Wednesday, July 25, 2012

Iraq: After the Americans

Click here to access 25:00m video from Al Jazeera's Frontline program. 
In a special two-part series, Fault Lines travels across Iraq to take the pulse of a country and its people after nine years of foreign occupation and nation-building.
Now that US troops have left, how are Iraqis overcoming the legacy of violence and toxic remains of the US-led occupation, and the sectarian war it ignited? Is the country on the brink of irreparable fragmentation?
This 25 minute video presentation provides an assessment of the US Empire's "nation building" program in Iraq by a journalist on a return visit to that country. It is a terribly disturbing and depressing experience for any decent American to view--it certainly was for me. It provides a condensed case study of the "Salvador Option" and divide and conquer strategy that are the methods of choice in bringing foreign countries under the control of the Empire. 
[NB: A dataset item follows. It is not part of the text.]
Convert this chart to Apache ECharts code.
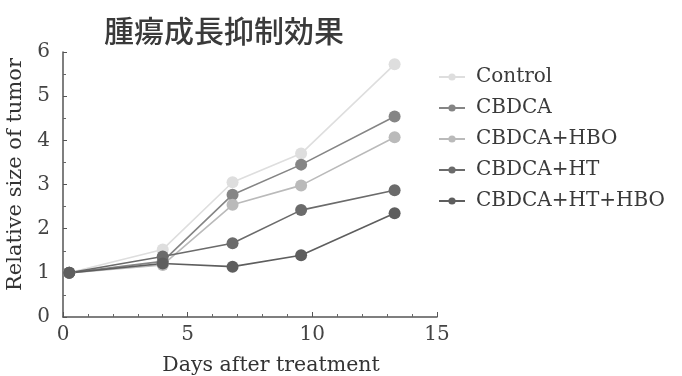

The Salvadore option is essentially a terrorist operation and was first systematically employed by US agents in Vietnam, then in El Salvador, and in many places in Latin America including Chile, Columbia, and Argentina. References to these terrorist operations are fast disappearing from the internet. Here are some that I've found: here (unfortunately this has been removed from their website), here, here, and here

In Iraq we see that Empire agents have combined this terrorist operation with divide and conquer strategies by appointing different agencies under the control of different religious sects. For example, the Ministry of the Interior which directed their police-terrorist operations were placed under Sunni control with close supervision by Empire agents. Other branches of government were placed under Shia control. Another way to divide Iraqis was to give the Kurds in the oil-rich Kurdistan Province of Iraq considerable independence from the central government.